The Story
Why it exists.
The beginning
Dark Queen arrived in 2020 as a gift, not for the market, but for a readership. Sarah McCartney created it to mark the 10th anniversary of ÇaFleureBon, the perfume blog where she'd been writing about scent long before 4160 Tuesdays had a name. The brief was simple: make something the community would remember. What emerged was a fragrance built on contrast, berries that smell edible, undercut by something that doesn't belong to any kitchen. A wildcat, the brief said, grazing at a berry farm. The scent translates that image literally: the sweetness of fruit, then the animal warmth beneath it, close and unmistakable.

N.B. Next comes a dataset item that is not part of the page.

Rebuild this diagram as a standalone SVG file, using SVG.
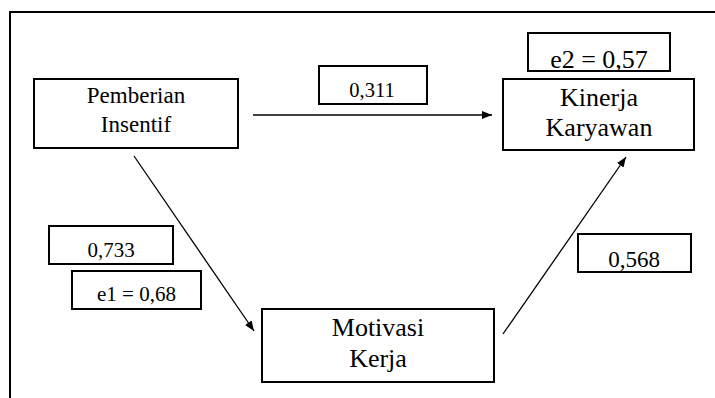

The structure is deceptively simple, berries, amber, animalic, but the execution hinges on how those layers interact rather than stack. Tonka bean gives the opening its cream without softness. Bergamot cuts through so the raspberries don't become jam. Then the heart arrives: plum and blackcurrant amplify the fruit, but oud brings something woodier, deeper, almost leathery. On some skin, that oud reads as smoke. On others, as damp forest floor. The variability isn't a flaw, it's where the wildcat lives. Styrax and labdanum in the base aren't just fixatives; they're the groomed fur, the animal note that stays present throughout rather than appearing only at the drydown.
The evolution
The opening announces itself with bright, almost tart raspberry, that immediate hit of berry with enough bergamot to keep it awake. Within twenty minutes, the tonka bean smooths everything out, and you're in the heart: plum and blackcurrant, warm and jammy, with the oud already asserting itself underneath. This is where most fragrances settle into their lane. Dark Queen hasn't. The animalic doesn't wait. By the second hour, styrax and labdanum have joined the conversation, a furry, resinous warmth that smells nothing like perfume and everything like skin. The berries become a memory. The amber becomes a pulse. On most people, this holds for six to eight hours. On dry skin, it may fade faster, but what's left lingers closer, more intimate, as if the scent decided to stop announcing itself and start being known.
Cultural impact
Dark Queen landed in 2020 as a statement piece from 4160 Tuesdays, the London indie brand founded by Sarah McCartney. The launch coincided with the 10th anniversary of her blog, making it a personal project that doubled as a cultural marker for independent British perfumery. Unlike brands that chase seasonal trends, McCartney built Dark Queen around a specific image: a sleek wildcat grazing at a berry farm, translating that contradiction into scent. The result challenged conventions within the niche community, where fruity-orientals often lean into sweetness. Here, the berry sweetness is anchored by animalic warmth from styrax and labdanum, creating something that reads as approachable yet unresolved.